Finding a corporate board seat is not the same process as a job search. You do not apply; a board locates you. Thus, you need a personal action plan to obtain your first board seat. I suggest preparing a formal action plan, somewhat like a business plan, so you have the discipline to continue the challenging process, and a way to measure your efforts. Such a plan should consider the following:
Educate yourself about corporate boards and how they operate:
If you have not spent much time in your own company's boardroom, learn the basics about the duties of a board of directors. Attend the annual Global Board Leaders' Summit, sponsored by the National Association of Corporate Directors (NACD), or a director "boot camp" conducted by many nationally recognized business schools. Take an NACD Director Professionalism course or attend courses offered by other credible education organizations. The corporate Board Bound Program of the Colorado Women's Leadership Foundation helps women with individualized plans prepare and position themselves to become corporate directors.
Establish your board value proposition:
Know why you want to be a corporate director; it shouldn't be for the money. Compose a description of why a company would want you as a board member. This will be your accomplishments and skills, not job roles. Be realistic. Are your board-oriented talents focused on an industry (technology, energy, etc.) or functionality (audit/financial, human resources, operations, etc.)? Be broader than narrower in your descriptions. Do you have unique skills needed by boards – such as cyber security or M&A strategy? Ron Brown, partner at search firm Heidrick & Struggles based in Denver agrees:
"Often overlooked by board aspirants, but critical and obvious, is to have a value proposition for what you will contribute to the board in question. Too often, people think it's about themselves, and that their resume and willingness to serve is enough."
Unless you already have a national presence, becoming known in Colorado is much easier than competing nationally. Identify smaller companies, such as those on the Top 100 Public Companies list, that are in industries in which your existing skills and experience would be beneficial.
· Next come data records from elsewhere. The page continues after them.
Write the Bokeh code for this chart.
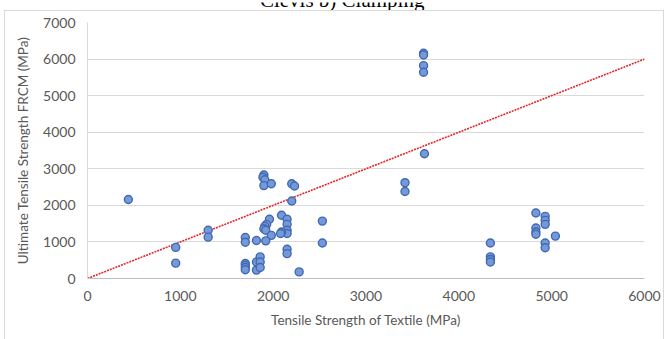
from bokeh.plotting import figure
from bokeh.layouts import column
from bokeh.models import Range1d, Label, ColumnDataSource, FixedTicker
from bokeh.embed import file_html
from bokeh.resources import INLINE

# Tensile strength of the textile vs. ultimate tensile strength of the FRCM (MPa)
textile_strength = [
    440,
    950, 950,
    1300, 1300,
    1700, 1700, 1700, 1700, 1700, 1700,
    1820, 1820, 1820,
    1860, 1860, 1860,
    1900, 1890, 1910, 1900, 1980,
    2200, 2230, 2200,
    2090, 2150, 2150, 2150, 2150, 2090, 2080,
    1960, 1930, 1910, 1900, 1920, 1980, 1920,
    2150, 2150,
    2280,
    2530, 2530,
    3420, 3420,
    3630,
    3620, 3620, 3620, 3620,
    4340, 4340, 4340, 4340,
    4830, 4830, 4830, 4830,
    4930, 4930, 4930, 4930, 4930,
    5040,
]
frcm_strength = [
    2160,
    850, 420,
    1320, 1130,
    1120, 990, 410, 360, 300, 240,
    1040, 450, 230,
    590, 450, 300,
    2830, 2770, 2700, 2540, 2590,
    2590, 2530, 2120,
    1730, 1620, 1480, 1320, 1230, 1270, 1230,
    1620, 1480, 1430, 1360, 1320, 1180, 1030,
    800, 680,
    180,
    1570, 970,
    2620, 2380,
    3410,
    6160, 6110, 5820, 5640,
    970, 590, 520, 450,
    1790, 1380, 1270, 1210,
    1700, 1590, 1480, 970, 840,
    1160,
]

# 1:1 reference line
equality_x = [0, 6000]
equality_y = [0, 6000]

x_ticks = [0, 1000, 2000, 3000, 4000, 5000, 6000]
y_ticks = [0, 1000, 2000, 3000, 4000, 5000, 6000, 7000]

source = ColumnDataSource(data=dict(x=textile_strength, y=frcm_strength))

# --- strip holding the caption of the panel above (only its lower part shows)
caption = figure(
    width=667, height=10,
    output_backend="svg", toolbar_location=None,
    x_axis_type=None, y_axis_type=None,
    x_range=Range1d(0, 667), y_range=Range1d(0, 10),
    min_border=0,
    min_border_left=0, min_border_right=0,
    min_border_top=0, min_border_bottom=0,
)
caption.grid.visible = False
caption.outline_line_color = None
caption.background_fill_color = "white"
caption.border_fill_color = "white"
caption.add_layout(Label(x=305, y=12.1, text="Clevis b) Clamping",
                         text_font="Liberation Serif", text_font_size="21px",
                         text_color="black", text_align="center",
                         text_baseline="alphabetic"))

# --- light grey chart border drawn behind a transparent canvas
edge = "linear-gradient(#d9d9d9, #d9d9d9)"
chart_border = (
    f"{edge} 4px 0px / 1px 340px no-repeat, "
    f"{edge} 4px 0px / 660px 1px no-repeat, "
    f"{edge} 663px 0px / 1px 340px no-repeat, white"
)

p = figure(
    width=667, height=329,
    output_backend="svg", toolbar_location=None,
    x_range=Range1d(0, 6000), y_range=Range1d(0, 7000),
    min_border_left=87, min_border_right=23,
    min_border_top=12, min_border_bottom=61,
    styles={"background": chart_border},
)
p.outline_line_color = None
p.background_fill_color = None
p.border_fill_color = None

label_color = "#595959"
font = "Lato"

p.xgrid.visible = False
p.ygrid.grid_line_color = "#d9d9d9"
p.ygrid.grid_line_width = 1

for ax in (p.xaxis, p.yaxis):
    ax.major_tick_line_color = None
    ax.minor_tick_line_color = None
    ax.major_tick_in = 0
    ax.major_tick_out = 0
    ax.major_label_text_font = font
    ax.major_label_text_font_size = "14px"
    ax.major_label_text_color = label_color
    ax.axis_label_text_font = font
    ax.axis_label_text_font_size = "13.5px"
    ax.axis_label_text_font_style = "normal"
    ax.axis_label_text_color = label_color

p.xaxis.axis_line_color = "#bfbfbf"
p.yaxis.axis_line_color = "#d9d9d9"
p.xaxis.ticker = FixedTicker(ticks=x_ticks)
p.yaxis.ticker = FixedTicker(ticks=y_ticks)
p.xaxis.axis_label = "Tensile Strength of Textile (MPa)"
p.yaxis.axis_label = "Ultimate Tensile Strength FRCM (MPa)"
p.xaxis.major_label_standoff = 12
p.xaxis.axis_label_standoff = 8
p.yaxis.major_label_standoff = 12
p.yaxis.axis_label_standoff = 9

p.line(equality_x, equality_y, line_color="#e3262a", line_width=1.6, line_dash="2 1")

p.scatter("x", "y", source=source, size=8, marker="circle",
          fill_color="#7599d8", line_color="#4169b3", line_width=1.4)

page = column(caption, p, spacing=0)

open("out.html", "w").write(file_html(page, INLINE))
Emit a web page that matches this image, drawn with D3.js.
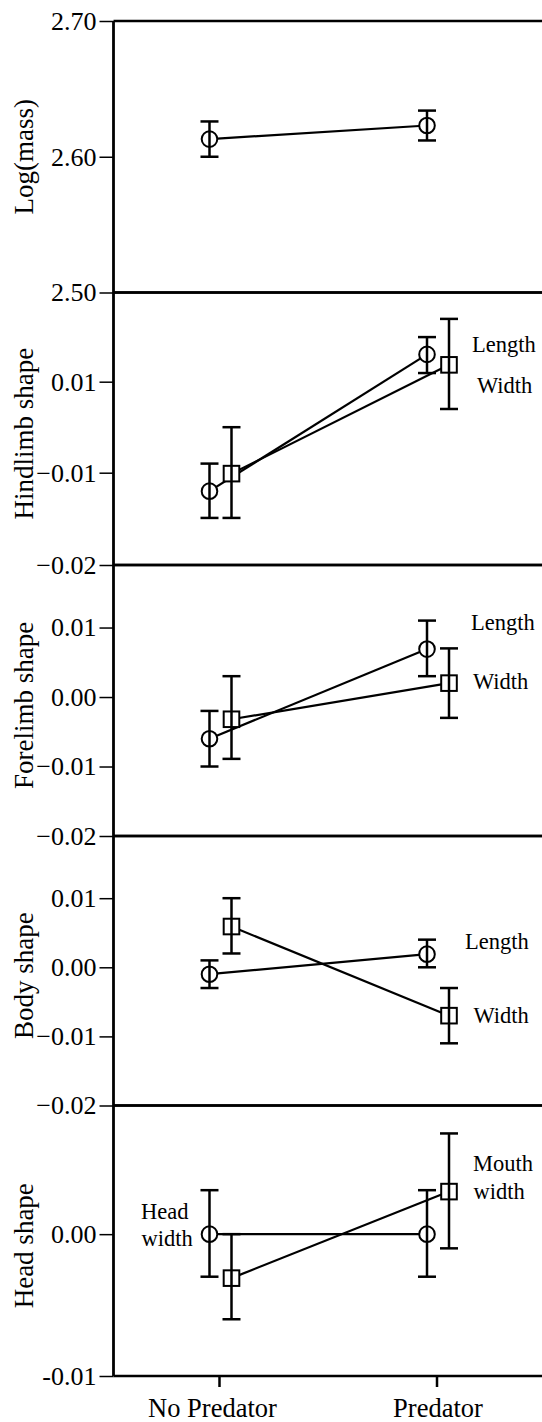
<!DOCTYPE html>
<html><head><meta charset="utf-8">
<script src="https://cdn.jsdelivr.net/npm/d3@7"></script>
<style>html,body{margin:0;padding:0;background:#fff;} svg{display:block;} svg text{font-family:"Liberation Serif",serif;}</style>
</head><body>
<svg id="chart" width="542" height="1422"></svg>
<script>
// ---------------- DATA ----------------
const categories = ["No Predator", "Predator"];

// Log(mass)
const massMean = [2.613, 2.623];
const massLo   = [2.600, 2.612];
const massHi   = [2.626, 2.634];
const massTicks = [2.50, 2.60, 2.70];

// Hindlimb shape
const hindLengthMean = [-0.0120, 0.0160];
const hindLengthLo   = [-0.0149, 0.0119];
const hindLengthHi   = [-0.0080, 0.0198];
const hindWidthMean  = [-0.0101, 0.0137];
const hindWidthLo    = [-0.0149, 0.0040];
const hindWidthHi    = [0.0000, 0.0238];
const hindTicks = [0.01, -0.01, -0.02];

// Forelimb shape
const foreLengthMean = [-0.0060, 0.0069];
const foreLengthLo   = [-0.0100, 0.0030];
const foreLengthHi   = [-0.0020, 0.0110];
const foreWidthMean  = [-0.0032, 0.0020];
const foreWidthLo    = [-0.0089, -0.0030];
const foreWidthHi    = [0.0030, 0.0070];
const foreTicks = [0.01, 0.00, -0.01, -0.02];

// Body shape
const bodyLengthMean = [-0.0010, 0.0019];
const bodyLengthLo   = [-0.0030, 0.0000];
const bodyLengthHi   = [0.0010, 0.0040];
const bodyWidthMean  = [0.0059, -0.0070];
const bodyWidthLo    = [0.0020, -0.0110];
const bodyWidthHi    = [0.0100, -0.0030];
const bodyTicks = [0.01, 0.00, -0.01, -0.02];

// Head shape
const headWidthMean  = [0.0000, 0.0000];
const headWidthLo    = [-0.0030, -0.0030];
const headWidthHi    = [0.0031, 0.0031];
const mouthWidthMean = [-0.0031, 0.0030];
const mouthWidthLo   = [-0.0060, -0.0010];
const mouthWidthHi   = [0.0000, 0.0071];
const headTicks = [0.00, -0.01];

// ---------------- LAYOUT ----------------
const FONT = '"Liberation Serif", serif';
const axisX = 113.5, rightX = 542;
const svg = d3.select("#chart");

const minus = v => (v < 0 ? "\u2212" : "") + Math.abs(v).toFixed(2);

const panels = [
  { title: "Log(mass)", domain: [2.50, 2.70], range: [292.5, 21], ticks: massTicks,
    fmt: v => v.toFixed(2), titleDy: 0,
    series: [{ shape: "circle", mean: massMean, lo: massLo, hi: massHi }],
    labels: [] },
  { title: "Hindlimb shape", domain: [-0.02, -0.01, 0.0296], range: [565, 472.7, 292.5], ticks: hindTicks,
    fmt: minus, titleDy: 5,
    series: [
      { shape: "circle", mean: hindLengthMean, lo: hindLengthLo, hi: hindLengthHi },
      { shape: "square", mean: hindWidthMean, lo: hindWidthLo, hi: hindWidthHi }],
    labels: [{ t: "Length", x: 472, y: 352 }, { t: "Width", x: 477, y: 392.5 }] },
  { title: "Forelimb shape", domain: [-0.02, 0.019], range: [836, 565], ticks: foreTicks,
    fmt: minus, titleDy: 5,
    series: [
      { shape: "circle", mean: foreLengthMean, lo: foreLengthLo, hi: foreLengthHi },
      { shape: "square", mean: foreWidthMean, lo: foreWidthLo, hi: foreWidthHi }],
    labels: [{ t: "Length", x: 471, y: 630 }, { t: "Width", x: 473, y: 688.5 }] },
  { title: "Body shape", domain: [-0.02, 0.019], range: [1105.5, 836], ticks: bodyTicks,
    fmt: minus, titleDy: 5,
    series: [
      { shape: "circle", mean: bodyLengthMean, lo: bodyLengthLo, hi: bodyLengthHi },
      { shape: "square", mean: bodyWidthMean, lo: bodyWidthLo, hi: bodyWidthHi }],
    labels: [{ t: "Length", x: 465, y: 948.5 }, { t: "Width", x: 473.5, y: 1023 }] },
  { title: "Head shape", domain: [-0.01, 0.00907], range: [1376, 1105.5], ticks: headTicks,
    fmt: v => (v < 0 ? "-" : "") + Math.abs(v).toFixed(2), titleDy: 5,
    series: [
      { shape: "circle", mean: headWidthMean, lo: headWidthLo, hi: headWidthHi },
      { shape: "square", mean: mouthWidthMean, lo: mouthWidthLo, hi: mouthWidthHi }],
    labels: [{ t: "Head", x: 141, y: 1219 }, { t: "width", x: 141.5, y: 1246 },
             { t: "Mouth", x: 473, y: 1171 }, { t: "width", x: 473.5, y: 1198.5 }] }
];

const x = d3.scalePoint().domain(categories).range([axisX, rightX]).padding(0.485);
const dodge = { circle: -9.5, square: 12.5 };

panels.forEach((p, pi) => {
  const y = d3.scaleLinear().domain(p.domain).range(p.range);
  const g = svg.append("g");

  // y axis ticks + labels
  const ax = g.append("g").attr("transform", `translate(${axisX},0)`)
    .call(d3.axisLeft(y).tickValues(p.ticks).tickFormat(p.fmt).tickSize(14).tickPadding(3));
  ax.attr("font-family", FONT).attr("font-size", 26);
  ax.select(".domain").remove();
  ax.selectAll(".tick line").attr("stroke", "#000").attr("stroke-width", 1.5);
  ax.selectAll(".tick text").attr("fill", "#000").style("font-family", FONT).style("font-size", "26px");

  // horizontal panel boundary lines
  const yTop = p.range[p.range.length - 1], yBot = p.range[0];
  [yTop, yBot].forEach(yy => {
    g.append("line").attr("x1", axisX).attr("x2", rightX).attr("y1", yy).attr("y2", yy)
      .attr("stroke", "#000").attr("stroke-width", 2.5);
  });

  // axis title
  const cy = (yTop + yBot) / 2 + p.titleDy;
  g.append("text").attr("transform", `translate(33,${cy}) rotate(-90)`)
    .attr("text-anchor", "middle").style("font-family", FONT).style("font-size", "27px")
    .attr("fill", "#000").text(p.title);

  // connecting lines
  const line = d3.line().x(d => d.x).y(d => y(d.v));
  p.series.forEach(s => {
    const pts = categories.map((c, i) => ({ x: x(c) + dodge[s.shape], v: s.mean[i] }));
    g.append("path").attr("d", line(pts)).attr("fill", "none")
      .attr("stroke", "#000").attr("stroke-width", 2.2);
  });

  // markers
  p.series.forEach(s => {
    categories.forEach((c, i) => {
      const cx = x(c) + dodge[s.shape], yy = y(s.mean[i]);
      if (s.shape === "circle") {
        g.append("circle").attr("cx", cx).attr("cy", yy).attr("r", 7.8)
          .attr("fill", "#fff").attr("stroke", "#000").attr("stroke-width", 2);
      } else {
        g.append("rect").attr("x", cx - 7.8).attr("y", yy - 7.8).attr("width", 15.6).attr("height", 15.6)
          .attr("fill", "#fff").attr("stroke", "#000").attr("stroke-width", 2);
      }
    });
  });

  // error bars
  p.series.forEach(s => {
    categories.forEach((c, i) => {
      const cx = x(c) + dodge[s.shape];
      const y1 = y(s.lo[i]), y2 = y(s.hi[i]);
      g.append("line").attr("x1", cx).attr("x2", cx).attr("y1", y1).attr("y2", y2)
        .attr("stroke", "#000").attr("stroke-width", 2.5);
      [y1, y2].forEach(yy => g.append("line").attr("x1", cx - 9).attr("x2", cx + 9)
        .attr("y1", yy).attr("y2", yy).attr("stroke", "#000").attr("stroke-width", 2.5));
    });
  });

  // annotations
  p.labels.forEach(l => {
    g.append("text").attr("x", l.x).attr("y", l.y).style("font-family", FONT)
      .style("font-size", "22.5px").attr("fill", "#000").text(l.t);
  });
});

// vertical y-axis line
svg.append("line").attr("x1", axisX).attr("x2", axisX).attr("y1", 21).attr("y2", 1376)
  .attr("stroke", "#000").attr("stroke-width", 2.8);

// x axis (bottom)
const xa = svg.append("g").attr("transform", "translate(0,1375)")
  .call(d3.axisBottom(x).tickSize(12).tickPadding(30));
xa.attr("font-family", FONT).attr("font-size", 26.5);
xa.select(".domain").remove();
xa.selectAll(".tick line").attr("stroke", "#000").attr("stroke-width", 2.5);
xa.selectAll(".tick text").attr("fill", "#000").attr("dy", null).attr("y", 42)
  .attr("dx", (d, i) => (i === 0 ? -7 : 1))
  .style("font-family", FONT).style("font-size", "26.5px");
</script></body></html>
In addition, private companies that plan to go public will eventually need independent directors. The most recent MoneyTree report from PwC and CB Insights indicates Colorado companies received $670 million in venture capital in 128 deals during 2016. This capital raising shows that an active future IPO market still exists in Colorado. Learn what you can about these companies. Determine who their board members, major shareholders, and corporate service providers are, and devise a strategy to become known to them as part of your overall networking process. Companies in crisis may need new board members as well.
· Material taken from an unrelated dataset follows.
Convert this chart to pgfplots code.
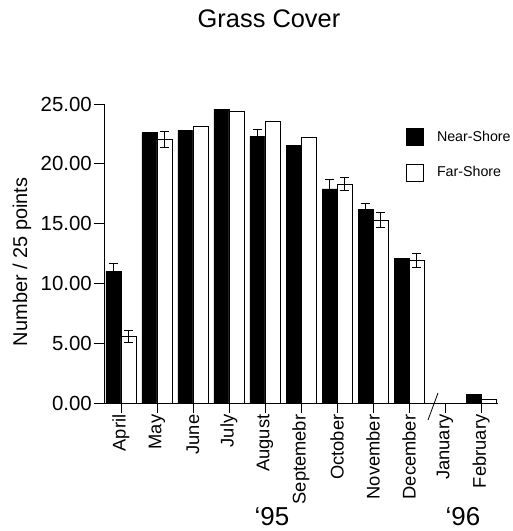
\documentclass[border=0pt]{standalone}
\usepackage{fontspec}
\setmainfont{Liberation Sans}
\usepackage{pgfplots}
\pgfplotsset{compat=1.18}
\usepackage{pgfplotstable}
\pgfplotstableread{
x near nerr far ferr
0 11.0 0.65 5.55 0.5
1 22.6 0 22.05 0.65
2 22.8 0 23.15 0
3 24.55 0 24.42 0
4 22.3 0.6 23.57 0
5 21.55 0 22.17 0
6 17.9 0.8 18.3 0.55
7 16.18 0.5 15.3 0.6
8 12.07 0 11.9 0.6
10 0.7 0 0.3 0
}\grass
\begin{document}
\begin{tikzpicture}
\useasboundingbox (0bp,0bp) rectangle (513bp,531bp);
\begin{axis}[
  at={(104bp,128bp)}, anchor=south west,
  scale only axis, width=394bp, height=299bp,
  xmin=-0.47, xmax=10.47, ymin=0, ymax=25,
  axis x line=bottom, axis y line=left,
  axis line style={-, line width=0.8bp, black},
  ybar=0pt, bar width=15bp,
  tick align=outside, major tick length=10bp,
  tick style={black, line width=0.8bp},
  xtick={0,...,10},
  xticklabels={April,May,June,July,August,Septemebr,October,November,December,January,February},
  xticklabel style={rotate=90, anchor=east, font=\fontsize{18.4}{20}\selectfont, inner sep=1.5bp},
  ytick={0,5,...,25},
  yticklabel style={font=\fontsize{20.5}{23}\selectfont, inner sep=2bp, /pgf/number format/.cd, fixed, fixed zerofill, precision=2, assume math mode=true},
  ylabel={Number / 25 points},
  ylabel style={at={(rel axis cs:-0.208,0.472)}, anchor=center, font=\fontsize{20}{23}\selectfont},
  legend cell align=left,
  legend style={at={(rel axis cs:0.759,0.926)}, anchor=north west, draw=none, fill=none,
    font=\fontsize{14.3}{17}\selectfont, row sep=17.5bp, nodes={inner sep=0pt},
    /tikz/every odd column/.append style={column sep=13bp}},
]
\addplot[fill=black, draw=black, line width=0.8bp,
  legend image code/.code={\draw[fill=black,draw=black,line width=0.8bp] (0bp,-8.5bp) rectangle (17bp,8.5bp);},
  error bars/.cd, y dir=both, y explicit,
  error bar style={line width=0.8bp, black},
  error mark options={rotate=90, mark size=4.5bp, line width=0.8bp, black}]
  table[x=x, y=near, y error=nerr]{\grass};
\addlegendentry{Near-Shore}
\addplot[fill=white, draw=black, line width=0.8bp,
  legend image code/.code={\draw[fill=white,draw=black,line width=0.8bp] (0bp,-8.5bp) rectangle (17bp,8.5bp);},
  error bars/.cd, y dir=both, y explicit,
  error bar style={line width=0.8bp, black},
  error mark options={rotate=90, mark size=4.5bp, line width=0.8bp, black}]
  table[x=x, y=far, y error=ferr]{\grass};
\addlegendentry{Far-Shore}
\end{axis}
\draw[line width=0.8bp] (428bp,111bp) -- (438bp,138bp);
\node[anchor=base, font=\fontsize{25.5}{28}\selectfont] at (269bp,503.7bp) {Grass Cover};
\node[anchor=base, inner sep=0pt, font=\fontsize{26}{29}\selectfont] at (272bp,6bp) {‘95};
\node[anchor=base, inner sep=0pt, font=\fontsize{26}{29}\selectfont] at (463bp,6bp) {‘96};
\end{tikzpicture}
\end{document}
Prepare a board-oriented resume
Raise your chances of securing a board seat by having a current board-oriented resume. Compose a resume that highlights your work experiences that will be of interest and assistance to corporate boards, demonstrating your successful track record in your career field. Do not overemphasize technical skills as your search is for a board seat, not a consultant or employee position.
Google your name to see what already exists on the web about you. Speak at local and regional industry conferences or publish articles about corporate governance or management subjects as enhancements to your resume. Distribute your resume to your professional network. File your resume with regional and local executive search firms, some of which have clients that would consider aspiring directors. Submit your candidate profile on the web-based NACD Directors Registry, where companies come to search for specific skills and experiences. Establish a robust professional profile on LinkedIn, embedded with director-related search terms, to make yourself easy to find by companies and search firms.
(Note: A search firm approached me with my most recent board opportunity based solely on my LinkedIn profile.)
Serve initially on other types of boards:
Advisory and large nonprofit board service is often the first step in obtaining a corporate board seat. Although nonprofit board service does not qualify as corporate board experience, such service is still helpful. You learn basic board governance processes and obtain networking opportunities with corporate community leaders. Advisory boards are different from corporate boards where directors have fiduciary responsibilities. Instead, they are advisors to the CEO, usually in technical or other specialized areas. Advisory board service builds your credentials at that company or in an industry in which you are knowledgeable and increases networking opportunities.
Network and build a community profile
The key to finding a board position in Colorado is your network.
I obtained each of my seven Colorado board seats by maintaining a high profile in the local business community, referrals and personal contacts. References play a large part in director searches. Let business associates and influential friends know of your interest in corporate board service; but, do not directly seek a particular company's board. Become acquainted with attorneys, CPAs, bankers, executive compensation consultants and other boardroom advisers. Share your resume with corporate directors who you know. Participate in organizations where venture capitalists attend. Join NACD, if you qualify, and participate in the meetings of the Colorado Chapter where you will meet serving directors as well as become educated on important corporate governance issues.
Your first corporate board seat is the hardest to find. A well thought-out personal action plan is your best way to obtaining a corporate board position. Once you gain your first corporate board seat, additional director opportunities will come easier.